Brownian Bridge and Discrete Random Variables
The new Heston discretisation scheme I wrote about a few weeks ago makes use a discrete random variable matching the first five moments of the normal distribution instead of the usual normally distributed random variable, computed via the inverse cumulative distribution function. Their discrete random variable is: $$\xi = \sqrt{1-\frac{\sqrt{6}}{3}} \quad \text{ if } U_1 < 3,,$$ $$ \xi =-\sqrt{1-\frac{\sqrt{6}}{3}} \quad \text{ if } U_1 > 4,,$$ $$\xi = \sqrt{1+\sqrt{6}} \quad \text{ if } U_1 = 3,,$$ $$\xi = -\sqrt{1+\sqrt{6}} \quad \text{ if } U_1 = 4,,$$ with \(U_1 \in \{0,1,…,7\}\)
The advantage of the discrete variable is that it is much faster to generate. But there are some interesting side-effects. The first clue I found is a loss of accuracy on forward-start vanilla options.
By accident, I found a much more interesting side-effect: you can not use the Brownian-Bridge variance reduction on the discrete random variable. This is very well illustrated by the case of a digital option in the Black model, for example with volatility 10% and a 3 months maturity, zero interest rate and dividends. For the following graph, I use 16000 Sobol paths composed of 100 time-steps.
Digital Call price with different random variables.
The “-BB” suffix stands for the Brownian-Bridge path construction, “Five” for five moments discrete variable and “AS241” for the inverse cumulative distribution function (continuous approach). As you can see, the price is discrete, and follows directly from the discrete distribution.
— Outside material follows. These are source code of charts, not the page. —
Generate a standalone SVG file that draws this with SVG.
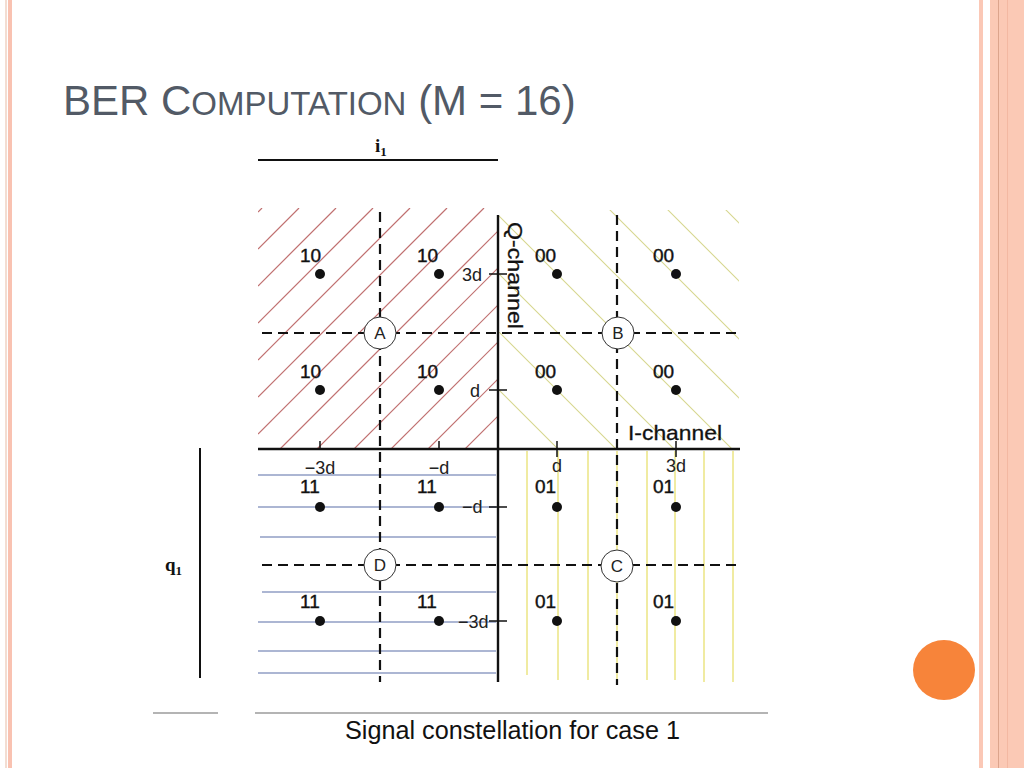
<svg xmlns="http://www.w3.org/2000/svg" width="1024" height="768" viewBox="0 0 1024 768">
<style>
.lbl{font-family:"Liberation Sans",Arial,sans-serif;font-size:19px;fill:#111;stroke:#111;stroke-width:0.4}
.ax{font-family:"Liberation Sans",Arial,sans-serif;font-size:18px;fill:#222}
.cl{font-family:"Liberation Sans",Arial,sans-serif;font-size:17px;fill:#222;text-anchor:middle}
.dash{stroke:#111;stroke-width:2.2;stroke-dasharray:10 6;fill:none}
.axis{stroke:#111;stroke-width:2.4}
.tick{stroke:#111;stroke-width:1.5}
.hA{stroke:#c07070;stroke-width:1.2}
.hB{stroke:#d6d68e;stroke-width:1.1}
.hD{stroke:#5a6ea8;stroke-width:1.2}
.hC{stroke:#e8e070;stroke-width:1.3}
.dot{fill:#111}
.ring{fill:#fff;stroke:#333;stroke-width:1}
</style>
<defs>
<clipPath id="cA"><rect x="258" y="208" width="239" height="241"/></clipPath>
<clipPath id="cB"><rect x="499" y="210" width="240" height="239"/></clipPath>
</defs>
<rect width="1024" height="768" fill="#fff"/>
<g id="border">
<rect x="5" y="0" width="2" height="768" fill="#f3ddd2"/>
<rect x="8" y="0" width="4" height="768" fill="#f9c2b1"/>
<rect x="979" y="0" width="4" height="768" fill="#fbc8b6"/>
<rect x="990" y="0" width="34" height="768" fill="#fbc9b5"/>
<rect x="998" y="0" width="1" height="768" fill="#dca48c"/>
<rect x="1007" y="0" width="1" height="768" fill="#f3b8a2"/>
<ellipse cx="944" cy="670" rx="31" ry="30" fill="#f7843a"/>
</g>
<g id="title">
<text x="63" y="115" font-family="Liberation Sans,Arial,sans-serif" fill="#525a66"><tspan font-size="42">BER C</tspan><tspan font-size="33">OMPUTATION</tspan><tspan font-size="42"> (M = 16)</tspan></text>
</g>
<g id="hatchA" clip-path="url(#cA)">
<line class="hA" x1="258" y1="212" x2="262" y2="208"/>
<line class="hA" x1="258" y1="249" x2="299" y2="208"/>
<line class="hA" x1="258" y1="286" x2="336" y2="208"/>
<line class="hA" x1="258" y1="323" x2="373" y2="208"/>
<line class="hA" x1="258" y1="360" x2="410" y2="208"/>
<line class="hA" x1="258" y1="397" x2="447" y2="208"/>
<line class="hA" x1="258" y1="434" x2="484" y2="208"/>
<line class="hA" x1="258" y1="471" x2="521" y2="208"/>
<line class="hA" x1="258" y1="508" x2="558" y2="208"/>
<line class="hA" x1="258" y1="545" x2="595" y2="208"/>
<line class="hA" x1="258" y1="582" x2="632" y2="208"/>
<line class="hA" x1="258" y1="619" x2="669" y2="208"/>
<line class="hA" x1="258" y1="656" x2="706" y2="208"/>
<line class="hA" x1="258" y1="693" x2="743" y2="208"/>
</g>
<g id="hatchB" clip-path="url(#cB)">
<line class="hB" x1="51" y1="0" x2="800" y2="749"/>
<line class="hB" x1="109" y1="0" x2="858" y2="749"/>
<line class="hB" x1="167" y1="0" x2="916" y2="749"/>
<line class="hB" x1="225" y1="0" x2="974" y2="749"/>
<line class="hB" x1="283" y1="0" x2="1032" y2="749"/>
<line class="hB" x1="341" y1="0" x2="1090" y2="749"/>
<line class="hB" x1="400" y1="0" x2="1149" y2="749"/>
<line class="hB" x1="458" y1="0" x2="1207" y2="749"/>
<line class="hB" x1="516" y1="0" x2="1265" y2="749"/>
</g>
<g id="hatchD">
<line class="hD" x1="258" y1="475" x2="496" y2="475"/>
<line class="hD" x1="258" y1="507" x2="496" y2="507"/>
<line class="hD" x1="260" y1="537" x2="496" y2="537"/>
<line class="hD" x1="262" y1="592" x2="496" y2="592"/>
<line class="hD" x1="258" y1="622" x2="496" y2="622"/>
<line class="hD" x1="258" y1="651" x2="496" y2="651"/>
<line class="hD" x1="258" y1="673" x2="496" y2="673"/>
</g>
<g id="hatchC">
<line class="hC" x1="527" y1="451" x2="527" y2="675"/>
<line class="hC" x1="558" y1="451" x2="558" y2="680"/>
<line class="hC" x1="588" y1="451" x2="588" y2="680"/>
<line class="hC" x1="617" y1="451" x2="617" y2="685"/>
<line class="hC" x1="647" y1="451" x2="647" y2="680"/>
<line class="hC" x1="675" y1="451" x2="675" y2="680"/>
<line class="hC" x1="704" y1="451" x2="704" y2="682"/>
<line class="hC" x1="733" y1="451" x2="733" y2="682"/>
</g>
<g id="connectors">
<line x1="258" y1="160" x2="498" y2="160" stroke="#111" stroke-width="2"/>
<line x1="200" y1="448" x2="200" y2="678" stroke="#111" stroke-width="2"/>
<line x1="153" y1="713" x2="218" y2="713" stroke="#b4b4b4" stroke-width="2"/>
<line x1="255" y1="713" x2="768" y2="713" stroke="#b4b4b4" stroke-width="2"/>
<line class="dash" x1="380" y1="212" x2="380" y2="682"/>
<line class="dash" x1="617" y1="215" x2="617" y2="685"/>
<line class="dash" x1="262" y1="333" x2="738" y2="333"/>
<line class="dash" x1="262" y1="565" x2="740" y2="565"/>
<line class="axis" x1="498" y1="215" x2="498" y2="682"/>
<line class="axis" x1="258" y1="449" x2="740" y2="449"/>
<line class="tick" x1="489" y1="274" x2="507" y2="274"/>
<line class="tick" x1="489" y1="390" x2="507" y2="390"/>
<line class="tick" x1="489" y1="507" x2="507" y2="507"/>
<line class="tick" x1="489" y1="621" x2="507" y2="621"/>
<line class="tick" x1="320" y1="441" x2="320" y2="449"/>
<line class="tick" x1="439" y1="441" x2="439" y2="449"/>
<line class="tick" x1="557" y1="441" x2="557" y2="457"/>
<line class="tick" x1="676" y1="441" x2="676" y2="457"/>
</g>
<g id="axisLabels">
<text x="375" y="152" font-family="Liberation Serif,serif" font-size="19" font-weight="bold" fill="#111">i<tspan font-size="13" dy="4">1</tspan></text>
<text x="165" y="571" font-family="Liberation Serif,serif" font-size="19" font-weight="bold" fill="#111">q<tspan font-size="13" dy="4">1</tspan></text>
<text class="ax" x="462" y="281">3d</text>
<text class="ax" x="470" y="397">d</text>
<text class="ax" x="462" y="513">−d</text>
<text class="ax" x="458" y="628">−3d</text>
<text class="ax" x="320" y="474" text-anchor="middle">−3d</text>
<text class="ax" x="439" y="474" text-anchor="middle">−d</text>
<text class="ax" x="557" y="472" text-anchor="middle">d</text>
<text class="ax" x="676" y="472" text-anchor="middle">3d</text>
<text x="0" y="0" transform="translate(508,222) rotate(90)" font-family="Liberation Sans,Arial,sans-serif" font-size="21" fill="#111" stroke="#111" stroke-width="0.3" textLength="107" lengthAdjust="spacingAndGlyphs">Q-channel</text>
<text x="628" y="440" font-family="Liberation Sans,Arial,sans-serif" font-size="21" fill="#111" stroke="#111" stroke-width="0.3" textLength="94" lengthAdjust="spacingAndGlyphs">I-channel</text>
</g>
<g id="regionA">
<circle class="ring" cx="380" cy="333" r="16"/><text class="cl" x="380" y="339">A</text>
<circle class="dot" cx="320" cy="274" r="5"/><text class="lbl" x="300" y="262">10</text>
<circle class="dot" cx="439" cy="274" r="5"/><text class="lbl" x="417" y="262">10</text>
<circle class="dot" cx="320" cy="390" r="5"/><text class="lbl" x="300" y="378">10</text>
<circle class="dot" cx="439" cy="390" r="5"/><text class="lbl" x="417" y="378">10</text>
</g>
<g id="regionB">
<circle class="ring" cx="618" cy="333" r="16"/><text class="cl" x="618" y="339">B</text>
<circle class="dot" cx="557" cy="274" r="5"/><text class="lbl" x="535" y="262">00</text>
<circle class="dot" cx="676" cy="274" r="5"/><text class="lbl" x="653" y="262">00</text>
<circle class="dot" cx="557" cy="390" r="5"/><text class="lbl" x="535" y="378">00</text>
<circle class="dot" cx="676" cy="390" r="5"/><text class="lbl" x="653" y="378">00</text>
</g>
<g id="regionD">
<circle class="ring" cx="380" cy="565" r="16"/><text class="cl" x="380" y="571">D</text>
<circle class="dot" cx="320" cy="507" r="5"/><text class="lbl" x="300" y="493">11</text>
<circle class="dot" cx="439" cy="507" r="5"/><text class="lbl" x="417" y="493">11</text>
<circle class="dot" cx="320" cy="621" r="5"/><text class="lbl" x="300" y="608">11</text>
<circle class="dot" cx="439" cy="621" r="5"/><text class="lbl" x="417" y="608">11</text>
</g>
<g id="regionC">
<circle class="ring" cx="617" cy="566" r="16"/><text class="cl" x="617" y="572">C</text>
<circle class="dot" cx="557" cy="507" r="5"/><text class="lbl" x="535" y="493">01</text>
<circle class="dot" cx="676" cy="507" r="5"/><text class="lbl" x="653" y="493">01</text>
<circle class="dot" cx="557" cy="621" r="5"/><text class="lbl" x="535" y="608">01</text>
<circle class="dot" cx="676" cy="621" r="5"/><text class="lbl" x="653" y="608">01</text>
</g>
<g id="caption">
<text x="345" y="739" font-family="Liberation Sans,Arial,sans-serif" font-size="25" fill="#111" textLength="335" lengthAdjust="spacingAndGlyphs">Signal constellation for case 1</text>
</g>
</svg>
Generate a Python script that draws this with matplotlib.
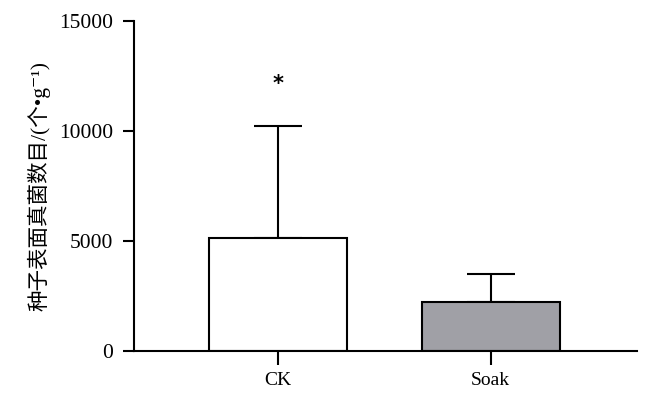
import matplotlib
matplotlib.use("Agg")
import matplotlib.pyplot as plt

# data
groups = ["CK", "Soak"]
means = [5150, 2250]
errs = [5100, 1250]
bar_colors = ["white", "#a0a0a6"]
sig_marks = ["*", ""]
y_ticks = [0, 5000, 10000, 15000]

plt.rcParams["font.family"] = ["Liberation Serif", "Noto Sans CJK SC", "DejaVu Serif"]

fig = plt.figure(figsize=(6.71, 3.99), dpi=100)
ax = fig.add_axes([0.1997, 0.1203, 0.749, 0.827])

x = list(range(len(groups)))
ax.bar(x, means, width=0.65, color=bar_colors, edgecolor="black", linewidth=1.5, zorder=2)
ax.errorbar(x, means, yerr=[[0] * len(errs), errs], fmt="none", ecolor="black",
            elinewidth=1.5, capsize=17, capthick=1.5, zorder=1)

for xi, m, e, s in zip(x, means, errs, sig_marks):
    if s:
        ax.text(xi, m + e + 1900, s, ha="center", va="center", fontsize=15,
                family="DejaVu Sans", fontweight="bold")

ax.set_xlim(-0.676, 1.685)
ax.set_ylim(0, 15000)
ax.set_yticks(y_ticks)
ax.set_xticks(x)
ax.set_xticklabels(groups)

for side in ["top", "right"]:
    ax.spines[side].set_visible(False)
for side in ["left", "bottom"]:
    ax.spines[side].set_linewidth(1.5)

ax.tick_params(axis="y", direction="out", length=8, width=1.5, labelsize=15.5, pad=7)
ax.tick_params(axis="x", direction="out", length=10, width=1.5, labelsize=14, pad=5)

ax.set_ylabel("种子表面真菌数目/(个•g⁻¹)", fontsize=15.5, labelpad=6,
              family=["Liberation Serif", "Noto Sans CJK SC", "DejaVu Serif"])

fig.savefig("out.png", dpi=100)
The use of any random number generator with a large enough number of paths would lead to the same conclusion.
This is because with the Brownian-Bridge technique, the last point in the path, corresponding to the maturity, is sampled first, and the other path points are then completed inside from the first and last points. But the digital option depends only on the value of the path at maturity, that is, on this last point. As this point corresponds follows our discrete distribution, the price of the digital option is a step function.
In contrast, for the incremental path construction, each point is computed from the previous point. The last point will thus include the variation of all points in the path, which will be very close to normal, even with a discrete distribution per point.
The take-out to price more exotic derivatives (including forward-start options) with discrete random variables and the incremental path construction, is that several intermediate time-steps (between payoff observations) are a must-have with discrete random variables, however small is the original time-step size.
Furthermore, one can notice the discrete staircase even with a relavely small time-step for example of 1/32 (meaning 8 intermediate time-steps in our digital option example). I suppose this is a direct consequence of the digital payoff discontinuity. In Talay “Efficient numerical schemes for the approximation of expectations of functionals of the solution of a SDE, and applications” (which you can read by adding .sci-hub.cc to the URL host name), second order convergence is proven only if the payoff function and its derivatives up to order 6 are continuous. There is something natural that a discrete random variable imposes continuity conditions on the payoff, not necessary with a continuous, smooth random variable: either the payoff or the distribution needs to be smooth.